Manny, our tour guide for Tulum was of Mayan descent, his grandfather only spoke the Mayan language. He wove the stories of Tulum as we walked through the remains of the ancient city, emphasizing what was known from years of study, what had been passed down over the centuries. The one thing he was admant about, they weren't aliens, then or now.

The only local resident that lives within the remains of the city. Iguanas were every where and posed for our cameras without hesitation. You could see them sunning themselves on the tops of the walls, eyes watching the two legged invaders.

Monday, March 9, 2009

Touring Tulum in Mexico

The walk to Tulum includes passing through the required tourist traps. Several locals dress in the ancient native Mayan ceremonial costumes for photos. Kinda like our Native Americans, don't you think?

I would have liked to spend more time in the shops. But the tour waits for no-one so you have to leave the little mall and move on.

It's about a quarter mile to the ruins. You can walk, catch a little locomotive, or a cart pulled by a tractor. The walk was quicker in the long run.

One of the Tulum ruins. The majority of the larger buildings were built with the equinoxes in mind. They mark the summer and winter solstice with the sun appearing in the window frames. The solstice celebrations still continue and I would have loved to been at the last one. Hundreds of people camped for the event.

By marking the solstices, the farmers knew when to plant and harvest, when the rains were going to come and when to get ready for the spring planting. The Mayans were very successful farmers, supporting a large population.
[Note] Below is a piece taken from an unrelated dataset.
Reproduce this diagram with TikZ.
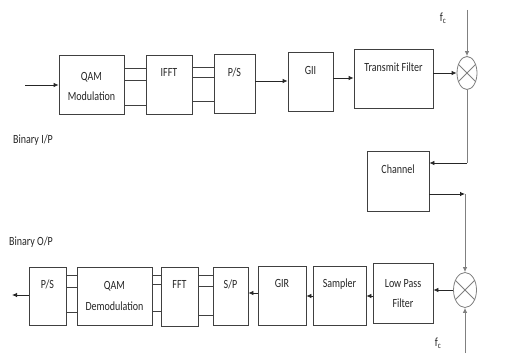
\documentclass[tikz,border=0pt]{standalone}
\usepackage{fontspec}
\setmainfont{Carlito}
\usetikzlibrary{arrows.meta,shapes.geometric}
\newcommand\tx[1]{\scalebox{1}[1.25]{#1}}
\tikzset{
  blk/.style={draw=black!75, line width=0.8pt, inner xsep=0pt, inner ysep=0pt, anchor=north, align=center,
              font=\fontsize{10}{12}\selectfont, text=black!85},
  lbl/.style={inner sep=0pt, font=\fontsize{10}{12}\selectfont, text=black!85},
  arr/.style={-{Latex[length=5pt,width=4.5pt]}, line width=0.8pt, draw=black!85},
  garr/.style={-{Latex[length=5pt,width=4.5pt]}, line width=0.8pt, draw=black!50},
  gline/.style={line width=0.8pt, draw=black!50},
  par/.style={line width=0.8pt, draw=black!75},
  mix/.style={ellipse, draw=black!50, line width=0.8pt, inner sep=0pt}
}
\begin{document}
\begin{tikzpicture}[x=1pt,y=-1pt]
\useasboundingbox (0,0) rectangle (529,353);
% top row
\node[blk, minimum width=65pt, text height=45pt, text depth=14pt] (qam) at (91.5,55) {\tx{QAM}\\[8pt]\tx{Modulation}};
\node[blk, minimum width=46pt, text height=21pt, text depth=38pt] (ifft) at (169,55) {\tx{IFFT}};
\node[blk, minimum width=41pt, text height=22pt, text depth=37pt] (ps1) at (234.5,54) {\tx{P/S}};
\node[blk, minimum width=45pt, text height=22pt, text depth=37pt] (gii) at (310.5,52) {\tx{GII}};
\node[blk, minimum width=79pt, text height=22pt, text depth=37pt] (tf) at (393.5,49) {\tx{Transmit Filter}};
\node[mix, minimum width=20pt, minimum height=33pt] (m1) at (467,73) {};
\draw[gline] (m1.45) -- (m1.225) (m1.135) -- (m1.315);
\node[blk, minimum width=62pt, text height=22pt, text depth=38pt] (ch) at (398,151) {\tx{Channel}};
% bottom row
\node[mix, minimum width=23pt, minimum height=35pt] (m2) at (465,290) {};
\draw[gline] (m2.45) -- (m2.225) (m2.135) -- (m2.315);
\node[blk, minimum width=60pt, text height=44pt, text depth=16pt] (lpf) at (403,263) {\tx{Low Pass}\\[8pt]\tx{Filter}};
\node[blk, minimum width=53pt, text height=21pt, text depth=38pt] (samp) at (339.5,266) {\tx{Sampler}};
\node[blk, minimum width=48pt, text height=21pt, text depth=38pt] (gir) at (282,266) {\tx{GIR}};
\node[blk, minimum width=35pt, text height=21pt, text depth=37pt] (sp) at (230.5,267) {\tx{S/P}};
\node[blk, minimum width=37pt, text height=21pt, text depth=38pt] (fft) at (179.5,267) {\tx{FFT}};
\node[blk, minimum width=75pt, text height=43pt, text depth=15pt] (dem) at (114.5,267) {\tx{QAM}\\[9pt]\tx{Demodulation}};
\node[blk, minimum width=37pt, text height=21pt, text depth=37pt] (ps2) at (47.5,267) {\tx{P/S}};
% labels
\node[lbl] (bin) at (33,140) {\tx{Binary I/P}};
\node[lbl] (bout) at (31,242) {\tx{Binary O/P}};
\node[lbl] (fc1) at (443,18) {\tx{f\textsubscript{c}}};
\node[lbl] (fc2) at (438,343) {\tx{f\textsubscript{c}}};
% coordinates
\coordinate (inp) at (25,85);
\coordinate (outp) at (12,295);
\coordinate (lo1) at (467,10);
\coordinate (lo2) at (465,353);
\coordinate (c1) at (467,163);
\coordinate (c2) at (465,194);
% connectors top
\draw[arr] (inp) -- (inp -| qam.west);
\foreach \y in {68,80,105} \draw[par] (qam.east |- {(0,\y)}) -- (ifft.west |- {(0,\y)});
\foreach \y in {67,77,101} \draw[par] (ifft.east |- {(0,\y)}) -- (ps1.west |- {(0,\y)});
\draw[arr] (ps1.east |- {(0,81)}) -- (gii.west |- {(0,81)});
\draw[arr] (gii.east |- {(0,78)}) -- (tf.west |- {(0,78)});
\draw[arr] (tf.east |- m1.west) -- (m1.west);
\draw[garr] (lo1) -- (m1.north);
\draw[gline] (m1.south) -- (c1);
\draw[arr] (c1) -- (c1 -| ch.east);
\draw[arr] (ch.east |- c2) -- (c2);
\draw[garr] (c2) -- (m2.north);
\draw[garr] (lo2) -- (m2.south);
% connectors bottom
\draw[arr] (m2.west) -- (m2.west -| lpf.east);
\draw[arr] (lpf.west |- {(0,296)}) -- (samp.east |- {(0,296)});
\draw[arr] (samp.west |- {(0,296)}) -- (gir.east |- {(0,296)});
\draw[arr] (gir.west |- {(0,293)}) -- (sp.east |- {(0,293)});
\foreach \y in {275,286,315} \draw[par] (sp.west |- {(0,\y)}) -- (fft.east |- {(0,\y)});
\foreach \y in {275,284,311} \draw[par] (fft.west |- {(0,\y)}) -- (dem.east |- {(0,\y)});
\foreach \y in {275,287,312} \draw[par] (dem.west |- {(0,\y)}) -- (ps2.east |- {(0,\y)});
\draw[arr] (ps2.west |- outp) -- (outp);
\end{tikzpicture}
\end{document}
The ruins of Tulum. Tulum overlooked the ocean and was probably the first evidence of habitation discovered by the Spainards when they arrived in the new world. The stone buildings were trimmed with obsidran and in the sun, gleamed like gold. Which is what the Spainards thought they were seeing from their ships. No wonder they thought they were seeing 'golden cities'.

The beach along Tulum. Leah and I prowled to the end of the trails, shooting videos and photos until we exhausted all our batteries.


After leaving Tulum we had lunch at another resort, the Xpu-Ha Palace. This hotel/resort is in the middle of the jungle and was just about destoryed when hurricane Wilma roared ashore 3 years ago. They have a great wildlife park you can wander through. Look! Flamingos are pink!

One of the residents of the wildlife park. As you walked the trails and looked down into the swampy wetlands you could make out the shape of an alligator watching you from just under the water. It was a great incentive to stay on the trails. No signs needed to say 'don't feed the wildlife.

Sunday, March 8, 2009

Into the jungles to find more ruins

About 2 hours outside of Cancun are the recently discovered and partially uncovered ruins of Coba. The temple there is taller than the one at Chichen Itza and the only one you can still climb on. It's not nearly as defined or as understood. The archaeologists believe that this ruin is older than Chichen Itza, dating before the Mayan encounter with the Toltecs, which changed their culture almost as drastically as the discovery by the Spainards.

Some of the tour group climbed, some of us remained safely on the ground.



One of the ruins in Coba. The site is only 10-20% uncovered and accessible to tourists. What remains hidden is still huge. Who knows what is there.

The stairs accessing the beach at Tulum. Built to allow foot traffic to one of the most beautiful beaches in the area, the stairs safeguards the ruins built at the top of the cliffs. The sand is like sugar, almost the same texture. There is quite a surf, crashing into the sand.